There was a lot of pre-release buzz about a mid-credits scene in Black Adam featuring Henry Cavill’s Superman. The problem is that not only did Black Adam underperform, it has since been announced that Cavill will not be playing Superman in future DCEU movies, so this is a pointless cliffhanger that will go nowhere.
There are numerous other non-superhero movies with frustrating cliffhangers that don’t work. In Solo: A Star Wars Story, we see in a hologram message that Darth Maul somehow survived being cut in half in Star Wars: The Phantom Menace. OK, great, so ... how? What did he do after that? We just have to rely on fan-fiction stories unless Darth Maul gets his own movie or Disney+ series.
The most egregious example of a bad cliffhanger is 2017’s The Mummy starring Tom Cruise. Not only did the movie end with the suggestion of a sequel, but the whole film was built on the presumption that it would kick off an entire Dark Universe of Universal monsters. Well, The Mummy’s tone was off and it bombed at the box office, which makes it even more embarrassing that the whole movie and its cliffhanger were built around the assumption that an entire universe of sequels would follow.

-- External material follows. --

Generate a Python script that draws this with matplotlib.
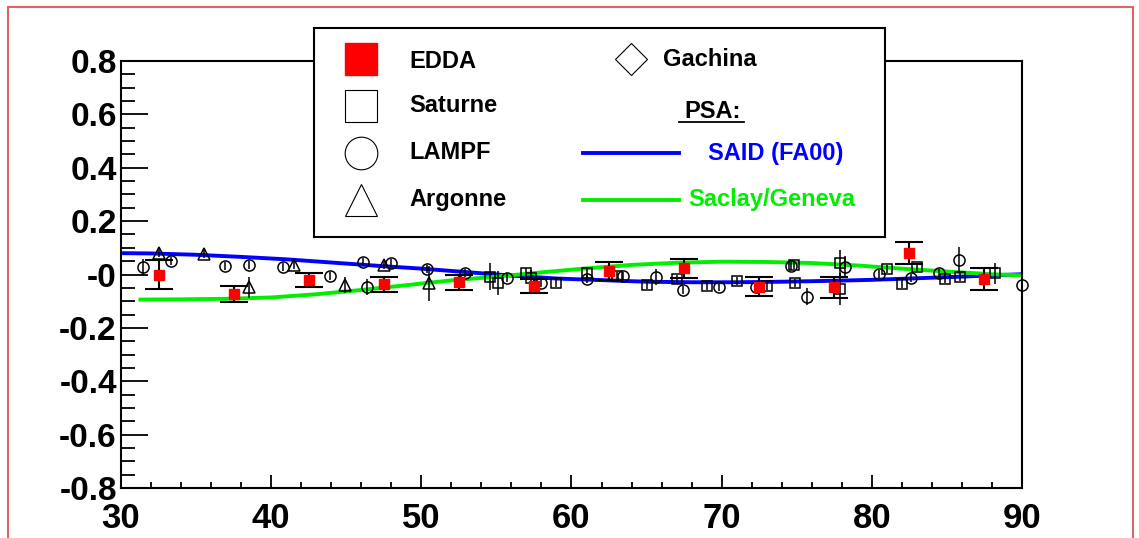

Uh ... oopsie?
While some viewers may not mind cinematic cliffhangers, most prefer going into a movie knowing if it’s a “part one” or if a sequel has already been planned so they’re aware of what we’re signing up for. When filmmakers trip over themselves to shove cliffhangers into their films in anticipation of sequels is where a lot of people lose patience. And in those instances when a cliffhanger absolutely has to be utilized, moviegoers see it as a promise they expect a studio to keep.
Now excuse me while I reserve my seat for Mission: Impossible—Dead Reckoning Part One, which I fully expect to end with Ethan Hunt’s problems waiting until next year to be solved.